## Aim of the task
Skip the pictures. Transcribe the rest of the data below without changing a word.

Start of Source excerpt

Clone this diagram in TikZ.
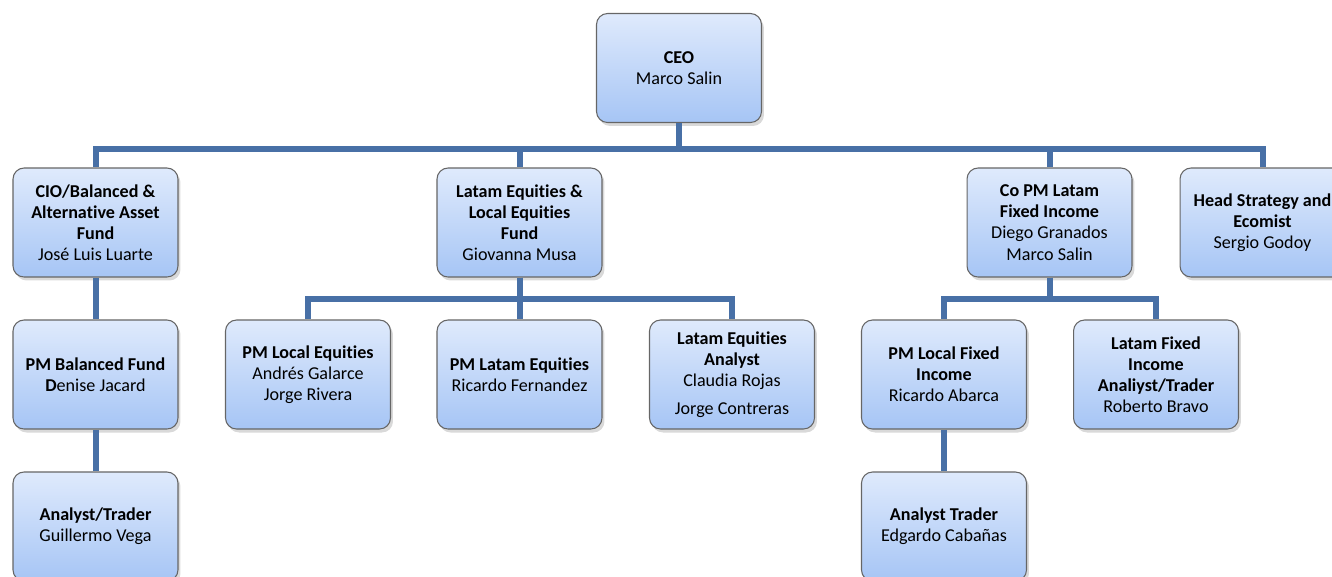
\documentclass[tikz,border=0pt]{standalone}
\usepackage{fontspec}
\setmainfont[Ligatures=NoCommon]{Carlito}
\usetikzlibrary{shadows}
\definecolor{boxtop}{RGB}{223,234,252}
\definecolor{boxbot}{RGB}{166,197,245}
\definecolor{linkblue}{RGB}{72,112,166}
\begin{document}
\begin{tikzpicture}[x=0.02cm, y=-0.02cm,
	main/.style = {draw=gray!80!black, line width=0.6pt, rounded corners=0.22cm, top color=boxtop, bottom color=boxbot, minimum width=3.3cm, minimum height=2.18cm, align=center, font=\fontsize{10.3}{12}\selectfont, drop shadow={opacity=0.3, shadow xshift=0.05cm, shadow yshift=-0.07cm}},
	link/.style = {draw=linkblue, line width=0.12cm}]
	\useasboundingbox (0,0) rectangle (1332,576);
	\node[main] (ceo) at (679,68) {\textbf{CEO}\\Marco Salin};
	\node[main] (cio) at (95.5,222.5) {\textbf{CIO/Balanced \&}\\\textbf{Alternative Asset}\\\textbf{Fund}\\José Luis Luarte};
	\node[main] (lateq) at (519.5,222.5) {\textbf{Latam Equities \&}\\\textbf{Local Equities}\\\textbf{Fund}\\Giovanna Musa};
	\node[main] (copm) at (1049.5,222.5) {\textbf{Co PM Latam}\\\textbf{Fixed Income}\\Diego Granados\\Marco Salin};
	\node[main] (head) at (1262.5,222.5) {\textbf{Head Strategy and}\\\textbf{Ecomist}\\Sergio Godoy};
	\node[main] (pmbal) at (95.5,374.5) {\textbf{PM Balanced Fund}\\\textbf{D}enise Jacard};
	\node[main] (pmloceq) at (308,374.5) {\textbf{PM Local Equities}\\Andrés Galarce\\Jorge Rivera};
	\node[main] (pmlateq) at (519.5,374.5) {\textbf{PM Latam Equities}\\Ricardo Fernandez};
	\node[main] (eqanalyst) at (732,374.5) {\textbf{Latam Equities}\\\textbf{Analyst}\\Claudia Rojas\\[0.14cm]Jorge Contreras};
	\node[main] (pmlocfix) at (944,374.5) {\textbf{PM Local Fixed}\\\textbf{Income}\\Ricardo Abarca};
	\node[main] (fixanalyst) at (1156,374.5) {\textbf{Latam Fixed}\\\textbf{Income}\\\textbf{Analiyst/Trader}\\Roberto Bravo};
	\node[main] (trader1) at (95.5,526.5) {\textbf{Analyst/Trader}\\Guillermo Vega};
	\node[main] (trader2) at (944,526.5) {\textbf{Analyst Trader}\\Edgardo Cabañas};
	\draw[link] (ceo.south) -- ++(0,26) -| (cio.north);
	\draw[link] (ceo.south) -- ++(0,26) -| (lateq.north);
	\draw[link] (ceo.south) -- ++(0,26) -| (copm.north);
	\draw[link] (ceo.south) -- ++(0,26) -| (head.north);
	\draw[link] (cio.south) -- (pmbal.north);
	\draw[link] (pmbal.south) -- (trader1.north);
	\draw[link] (lateq.south) -- ++(0,21) -| (pmloceq.north);
	\draw[link] (lateq.south) -- (pmlateq.north);
	\draw[link] (lateq.south) -- ++(0,21) -| (eqanalyst.north);
	\draw[link] (copm.south) -- ++(0,21) -| (pmlocfix.north);
	\draw[link] (copm.south) -- ++(0,21) -| (fixanalyst.north);
	\draw[link] (pmlocfix.south) -- (trader2.north);
\end{tikzpicture}
\end{document}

End of Source excerpt

## Exercise result
Clone this diagram in TikZ.
\documentclass[tikz,border=0pt]{standalone}
\usepackage{fontspec}
\setmainfont[Ligatures=NoCommon]{Carlito}
\usetikzlibrary{shadows}
\definecolor{boxtop}{RGB}{223,234,252}
\definecolor{boxbot}{RGB}{166,197,245}
\definecolor{linkblue}{RGB}{72,112,166}
\begin{document}
\begin{tikzpicture}[x=0.02cm, y=-0.02cm,
	main/.style = {draw=gray!80!black, line width=0.6pt, rounded corners=0.22cm, top color=boxtop, bottom color=boxbot, minimum width=3.3cm, minimum height=2.18cm, align=center, font=\fontsize{10.3}{12}\selectfont, drop shadow={opacity=0.3, shadow xshift=0.05cm, shadow yshift=-0.07cm}},
	link/.style = {draw=linkblue, line width=0.12cm}]
	\useasboundingbox (0,0) rectangle (1332,576);
	\node[main] (ceo) at (679,68) {\textbf{CEO}\\Marco Salin};
	\node[main] (cio) at (95.5,222.5) {\textbf{CIO/Balanced \&}\\\textbf{Alternative Asset}\\\textbf{Fund}\\José Luis Luarte};
	\node[main] (lateq) at (519.5,222.5) {\textbf{Latam Equities \&}\\\textbf{Local Equities}\\\textbf{Fund}\\Giovanna Musa};
	\node[main] (copm) at (1049.5,222.5) {\textbf{Co PM Latam}\\\textbf{Fixed Income}\\Diego Granados\\Marco Salin};
	\node[main] (head) at (1262.5,222.5) {\textbf{Head Strategy and}\\\textbf{Ecomist}\\Sergio Godoy};
	\node[main] (pmbal) at (95.5,374.5) {\textbf{PM Balanced Fund}\\\textbf{D}enise Jacard};
	\node[main] (pmloceq) at (308,374.5) {\textbf{PM Local Equities}\\Andrés Galarce\\Jorge Rivera};
	\node[main] (pmlateq) at (519.5,374.5) {\textbf{PM Latam Equities}\\Ricardo Fernandez};
	\node[main] (eqanalyst) at (732,374.5) {\textbf{Latam Equities}\\\textbf{Analyst}\\Claudia Rojas\\[0.14cm]Jorge Contreras};
	\node[main] (pmlocfix) at (944,374.5) {\textbf{PM Local Fixed}\\\textbf{Income}\\Ricardo Abarca};
	\node[main] (fixanalyst) at (1156,374.5) {\textbf{Latam Fixed}\\\textbf{Income}\\\textbf{Analiyst/Trader}\\Roberto Bravo};
	\node[main] (trader1) at (95.5,526.5) {\textbf{Analyst/Trader}\\Guillermo Vega};
	\node[main] (trader2) at (944,526.5) {\textbf{Analyst Trader}\\Edgardo Cabañas};
	\draw[link] (ceo.south) -- ++(0,26) -| (cio.north);
	\draw[link] (ceo.south) -- ++(0,26) -| (lateq.north);
	\draw[link] (ceo.south) -- ++(0,26) -| (copm.north);
	\draw[link] (ceo.south) -- ++(0,26) -| (head.north);
	\draw[link] (cio.south) -- (pmbal.north);
	\draw[link] (pmbal.south) -- (trader1.north);
	\draw[link] (lateq.south) -- ++(0,21) -| (pmloceq.north);
	\draw[link] (lateq.south) -- (pmlateq.north);
	\draw[link] (lateq.south) -- ++(0,21) -| (eqanalyst.north);
	\draw[link] (copm.south) -- ++(0,21) -| (pmlocfix.north);
	\draw[link] (copm.south) -- ++(0,21) -| (fixanalyst.north);
	\draw[link] (pmlocfix.south) -- (trader2.north);
\end{tikzpicture}
\end{document}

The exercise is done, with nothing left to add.